Esther, on the other hand, had been an orphan. Parentless, she had no obligation to honor her parents, and therefore she never sinned in this mitzvah. Thus Esther was able to stand up to Haman, whose descendant had the merit of performing the mitzvah.

Nice vort, eh?

Are you kidding? There are so many questions that not only COULD be asked here, but MUST be asked here. This vort is like the one Rebi Akiva told his students to wake them up: What was Esther’s merit to be queen over 127 provinces? The fact that Sarah lived 127 perfect years.

Really? 
What’s the CONNECTION?
WHAT’S the connection?
God. 
God?
Yes, God.

Why more here than anywhere else?

It’s not. It’s just that holidays like Purim and Chanukah which emphasize this point, that history doesn’t have to always makes sense to us, as long as it makes sense to God, is often the case. We like to believe that history can never be wackier than we can fathom, but the truth is, it can. 

Well, wackier to US. It is perfectly logical to God, and would be to us as well if we could see history as He does. This is in essence what God told Moshe Rabbeinu after his vision of Rebi Akiva’s cruel death, which he questioned (Menachos 29b).

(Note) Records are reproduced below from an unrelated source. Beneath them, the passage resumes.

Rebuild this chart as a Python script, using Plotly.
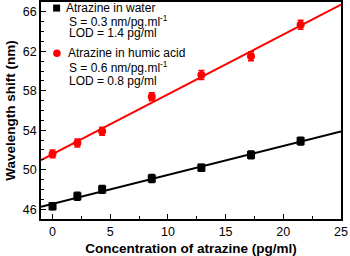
import numpy as np
import plotly.graph_objects as go

# ---- data ----
conc = [0, 2.15, 4.3, 8.6, 12.9, 17.2, 21.5]
water_shift = [46.3, 47.3, 48.0, 49.1, 50.2, 51.5, 52.9]
water_err = [0.35, 0.4, 0.4, 0.4, 0.35, 0.4, 0.4]
humic_shift = [51.6, 52.7, 53.9, 57.4, 59.6, 61.5, 64.7]
humic_err = [0.4, 0.4, 0.4, 0.4, 0.45, 0.45, 0.45]

x_range = [-1, 25]
y_range = [45, 67]
x_ticks = [0, 5, 10, 15, 20, 25]
y_ticks = [46, 50, 54, 58, 62, 66]

legend_lines_water = ["Atrazine in water", "S = 0.3 nm/pg.ml<sup>-1</sup>", "LOD = 1.4 pg/ml"]
legend_lines_humic = ["Atrazine in humic acid", "S = 0.6 nm/pg.ml<sup>-1</sup>", "LOD = 0.8 pg/ml"]

FONT = "Liberation Sans, Arial, sans-serif"
RED = "#ff0000"
BLACK = "#000000"

fig = go.Figure()

# linear fits from the data
xfit = np.array(x_range, dtype=float)
for ys, col in [(water_shift, BLACK), (humic_shift, RED)]:
    k, b = np.polyfit(conc, ys, 1)
    fig.add_trace(go.Scatter(x=xfit, y=k * xfit + b, mode="lines",
                             line=dict(color=col, width=2), showlegend=False,
                             hoverinfo="skip"))

fig.add_trace(go.Scatter(x=conc, y=water_shift, mode="markers",
                         marker=dict(symbol="square", size=8, color=BLACK),
                         error_y=dict(type="data", array=water_err, color=BLACK,
                                      thickness=1.5, width=3),
                         showlegend=False))
fig.add_trace(go.Scatter(x=conc, y=humic_shift, mode="markers",
                         marker=dict(symbol="circle", size=8, color=RED),
                         error_y=dict(type="data", array=humic_err, color=RED,
                                      thickness=1.5, width=3),
                         showlegend=False))

# legend keys (layout shapes, paper coordinates)
shapes = [
    dict(type="rect", xref="paper", yref="paper", xsizemode="pixel", ysizemode="pixel",
         xanchor=0.052, yanchor=0.972, x0=-3.5, x1=3.5, y0=-3.5, y1=3.5,
         fillcolor=BLACK, line=dict(width=0)),
    dict(type="circle", xref="paper", yref="paper", xsizemode="pixel", ysizemode="pixel",
         xanchor=0.053, yanchor=0.764, x0=-3.8, x1=3.8, y0=-3.8, y1=3.8,
         fillcolor=RED, line=dict(width=0)),
]

ann = []
pos_w = [(0.076, 0.972), (0.086, 0.912), (0.086, 0.856)]
pos_h = [(0.083, 0.764), (0.086, 0.699), (0.086, 0.637)]
for lines, pos in [(legend_lines_water, pos_w), (legend_lines_humic, pos_h)]:
    for t, (px, py) in zip(lines, pos):
        ann.append(dict(text=t, x=px, y=py, xref="paper", yref="paper",
                        xanchor="left", yanchor="middle", showarrow=False,
                        font=dict(family=FONT, size=12, color=BLACK)))

fig.update_layout(
    width=350, height=256,
    margin=dict(l=41, r=9, t=2, b=37),
    paper_bgcolor="white", plot_bgcolor="white",
    font=dict(family=FONT, color=BLACK),
    shapes=shapes, annotations=ann, showlegend=False,
)
fig.update_xaxes(range=x_range, tickvals=x_ticks, ticks="inside", ticklen=5, tickwidth=1.2,
                 tickcolor=BLACK, showline=True, linecolor=BLACK, linewidth=1.5, mirror=True,
                 showgrid=False, zeroline=False, automargin=False,
                 tickfont=dict(family=FONT, size=12.5, color=BLACK),
                 minor=dict(dtick=2.5, tick0=0, ticks="inside", ticklen=3, tickcolor=BLACK, showgrid=False),
                 title=dict(text="<b>Concentration of atrazine (pg/ml)</b>", standoff=6,
                            font=dict(family=FONT, size=13.5, color=BLACK)))
fig.update_yaxes(range=y_range, tickvals=y_ticks, ticks="inside", ticklen=5, tickwidth=1.2,
                 tickcolor=BLACK, showline=True, linecolor=BLACK, linewidth=1.5, mirror=True,
                 showgrid=False, zeroline=False, automargin=False,
                 tickfont=dict(family=FONT, size=12.5, color=BLACK),
                 minor=dict(dtick=1, tick0=46, ticks="inside", ticklen=3, tickcolor=BLACK, showgrid=False),
                 title=dict(text="<b>Wavelength shift (nm)</b>", standoff=4,
                            font=dict(family=FONT, size=13.5, color=BLACK)))

fig.write_html("out.html", config={"displayModeBar": False},
               post_script="document.body.style.margin='0';document.body.style.overflow='hidden';")
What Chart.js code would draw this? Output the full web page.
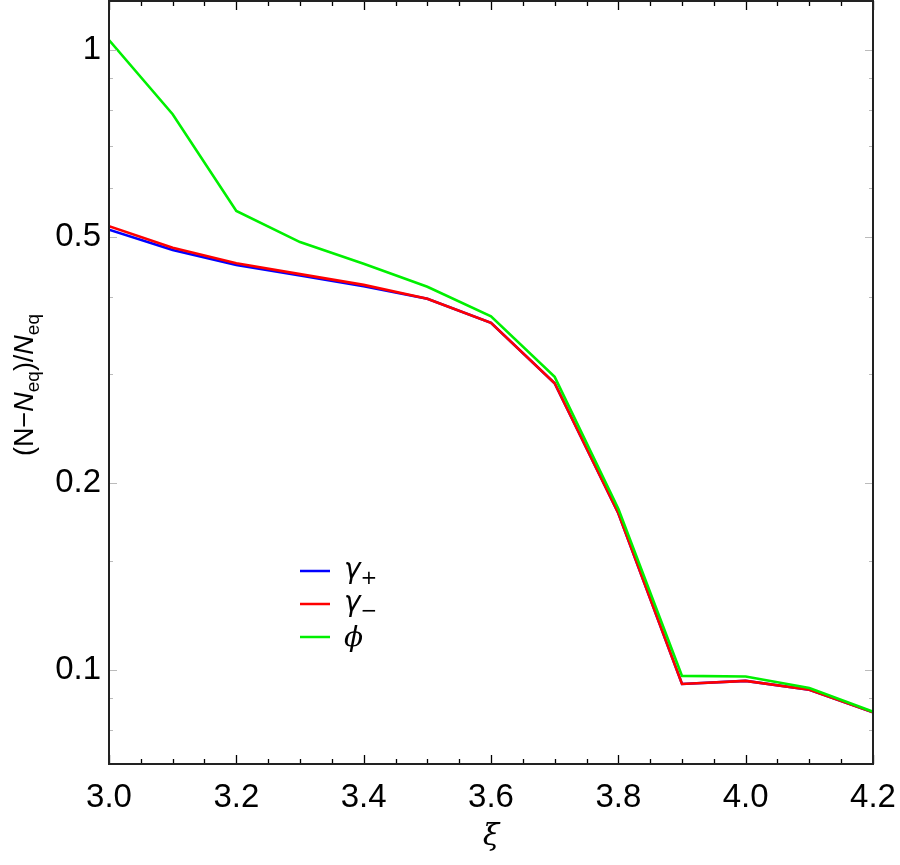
<!DOCTYPE html>
<html>
<head>
<meta charset="utf-8">
<script src="https://cdn.jsdelivr.net/npm/chart.js@4"></script>
<style>
  html, body { margin: 0; padding: 0; background: #fff; }
  #wrap { width: 900px; height: 865px; }
</style>
</head>
<body>
<div id="wrap"><canvas id="chart" width="900" height="865"></canvas></div>
<script>
// xi values (shared by all series)
const xiValues = [3.0, 3.1, 3.2, 3.3, 3.4, 3.5, 3.6, 3.7, 3.8, 3.9, 4.0, 4.1, 4.2];

// (N - Neq)/Neq
const gammaPlus  = [0.513, 0.476, 0.450, 0.433, 0.416, 0.397, 0.363, 0.290, 0.179, 0.0949, 0.0960, 0.0929, 0.0854];
const gammaMinus = [0.520, 0.480, 0.453, 0.435, 0.418, 0.397, 0.363, 0.290, 0.179, 0.0949, 0.0960, 0.0929, 0.0854];
const phiValues  = [1.038, 0.788, 0.550, 0.490, 0.452, 0.415, 0.372, 0.297, 0.182, 0.0978, 0.0976, 0.0935, 0.0856];

const xMajorTicks = [3.0, 3.2, 3.4, 3.6, 3.8, 4.0, 4.2];
const xMinorTicks = [3.05, 3.1, 3.15, 3.25, 3.3, 3.35, 3.45, 3.5, 3.55, 3.65, 3.7, 3.75, 3.85, 3.9, 3.95, 4.05, 4.1, 4.15];
const yMajorTicks = [0.1, 0.2, 0.5, 1];
const yMinorTicks = [0.08, 0.09, 0.15, 0.3, 0.4, 0.6, 0.7, 0.8, 0.9];

const seriesNames = ['+', '\u2212', 'phi'];

const toPoints = vals => vals.map((v, i) => ({ x: xiValues[i], y: v }));

function drawRuns(ctx, runs, x, y) {
    // draws a list of text runs left to right, returns end x
    runs.forEach(r => {
        ctx.font = r.font;
        ctx.fillText(r.t, x, y + (r.dy || 0));
        x += ctx.measureText(r.t).width;
    });
    return x;
}

function runsWidth(ctx, runs) {
    let w = 0;
    runs.forEach(r => { ctx.font = r.font; w += ctx.measureText(r.t).width; });
    return w;
}

const decorPlugin = {
    id: 'decor',
    afterDraw(chart) {
        const ctx = chart.ctx;
        const a = chart.chartArea;
        const xs = chart.scales.x;
        const ys = chart.scales.y;
        ctx.save();

        // x ticks (inward, top and bottom)
        ctx.strokeStyle = '#000';
        ctx.lineWidth = 1.3;
        const xTick = (v, len) => {
            const px = Math.round(xs.getPixelForValue(v)) + 0.5;
            ctx.beginPath();
            ctx.moveTo(px, a.bottom); ctx.lineTo(px, a.bottom - len);
            ctx.moveTo(px, a.top); ctx.lineTo(px, a.top + len);
            ctx.stroke();
        };
        xMajorTicks.forEach(v => xTick(v, 9));
        xMinorTicks.forEach(v => xTick(v, 5));

        // y ticks (light grey, inward, left and right)
        ctx.strokeStyle = '#bbb';
        ctx.lineWidth = 1;
        const yTick = (v, len) => {
            const py = Math.round(ys.getPixelForValue(v)) + 0.5;
            ctx.beginPath();
            ctx.moveTo(a.left, py); ctx.lineTo(a.left + len, py);
            ctx.moveTo(a.right, py); ctx.lineTo(a.right - len, py);
            ctx.stroke();
        };
        yMajorTicks.forEach(v => yTick(v, 8));
        yMinorTicks.forEach(v => yTick(v, 4));

        // frame
        ctx.strokeStyle = '#222';
        ctx.lineWidth = 2;
        ctx.strokeRect(a.left, a.top, a.right - a.left, a.bottom - a.top);

        // axis titles
        ctx.fillStyle = '#000';
        ctx.textBaseline = 'alphabetic';
        ctx.font = 'italic 30px "DejaVu Serif"';
        ctx.textAlign = 'center';
        ctx.fillText('\u03BE', (a.left + a.right) / 2, 845);

        ctx.textAlign = 'left';
        const big = '27px "Liberation Sans"';
        const bigIt = 'italic 27px "Liberation Sans"';
        const sub = '19px "Liberation Sans"';
        const yTitle = [
            { t: '(N\u2212', font: big },
            { t: 'N', font: bigIt },
            { t: 'eq', font: sub, dy: 6 },
            { t: ')/', font: big },
            { t: 'N', font: bigIt },
            { t: 'eq', font: sub, dy: 6 }
        ];
        const w = runsWidth(ctx, yTitle);
        ctx.save();
        ctx.translate(33, 385);
        ctx.rotate(-Math.PI / 2);
        drawRuns(ctx, yTitle, -w / 2, 0);
        ctx.restore();

        // legend
        const legendY = [571, 604, 637];
        chart.data.datasets.forEach((ds, i) => {
            const ly = legendY[i];
            ctx.strokeStyle = ds.borderColor;
            ctx.lineWidth = 2.5;
            ctx.beginPath();
            ctx.moveTo(300, ly); ctx.lineTo(330, ly);
            ctx.stroke();
            ctx.fillStyle = '#000';
            const name = seriesNames[i];
            if (name === 'phi') {
                ctx.font = 'italic 28px "DejaVu Serif"';
                ctx.fillText('\u03D5', 344, ly + 9);
            } else {
                drawRuns(ctx, [
                    { t: '\u03B3', font: 'italic 28px "DejaVu Sans"' },
                    { t: name, font: '20px "DejaVu Sans"', dy: 6 }
                ], 344, ly + 7);
            }
        });

        ctx.restore();
    }
};

new Chart(document.getElementById('chart'), {
    type: 'line',
    data: {
        datasets: [
            { label: '\u03B3+', data: toPoints(gammaPlus), borderColor: '#0000ff', order: 3 },
            { label: '\u03B3\u2212', data: toPoints(gammaMinus), borderColor: '#ff0000', order: 2 },
            { label: '\u03D5', data: toPoints(phiValues), borderColor: '#00f000', order: 1 }
        ].map(ds => Object.assign(ds, { borderWidth: 2.6, pointRadius: 0, tension: 0, fill: false }))
    },
    options: {
        responsive: false,
        animation: false,
        layout: { padding: { top: 1, right: 27, left: 0, bottom: 0 } },
        plugins: { legend: { display: false }, tooltip: { enabled: false } },
        scales: {
            x: {
                type: 'linear',
                min: 3.0,
                max: 4.2,
                grid: { display: false, drawTicks: false },
                border: { display: false },
                afterBuildTicks: s => { s.ticks = xMajorTicks.map(v => ({ value: v })); },
                afterFit: s => { s.height = 101; s.paddingLeft = 0; s.paddingRight = 0; },
                ticks: {
                    autoSkip: false,
                    maxRotation: 0,
                    padding: 14,
                    color: '#000',
                    font: { family: '"Liberation Sans"', size: 33 },
                    callback: v => v.toFixed(1)
                }
            },
            y: {
                type: 'logarithmic',
                min: 0.0705,
                max: 1.2,
                grid: { display: false, drawTicks: false },
                border: { display: false },
                afterBuildTicks: s => { s.ticks = yMajorTicks.map(v => ({ value: v })); },
                afterFit: s => { s.width = 109; s.paddingTop = 0; s.paddingBottom = 0; },
                ticks: {
                    autoSkip: false,
                    padding: 8,
                    color: '#000',
                    font: { family: '"Liberation Sans"', size: 33 },
                    callback: v => (v === 1 ? '1' : String(v))
                }
            }
        }
    },
    plugins: [decorPlugin]
});
</script>
</body>
</html>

God told him, Kabbalah explains, that his answer lay in realms too high for him to fathom, so he would have to remain with his question for the time being, and just have FAITH. 

What would Moshe Rabbeinu have said had he lived to see the world today? What would he have asked God about the way people live and what they get away with? At least Nebuchadnetzar, as evil as he was, still believed in God. Today, even “decent” people don’t. 
For the Jew who had jumped ship and “gone with the flow”, the world is no big deal and he experiences everything as just par for the course. But, for the Jew who has remained faithful to the Torah way of life, history appears quite off-kilter. As Rebi Yehoshua ben Levi’s son told him, this is a world in which up is down and vice-versa (Pesachim 50a). 

However, when we light the Menorah, we open a spiritual portal through which we can glance at the world of God, in which up is up and down is down. We are reminded that though the history does not make sense to us, it does to God Who will, when the time is right, sort it all out. 

In the meantime, it is our job to do what we can to right the wrongs, and to remember that no matter how out of control history seems to be, God always has a handle on it. And, every once in a while He shines a light through the darkness to tell us this, so that we can remain faithful and hopeful.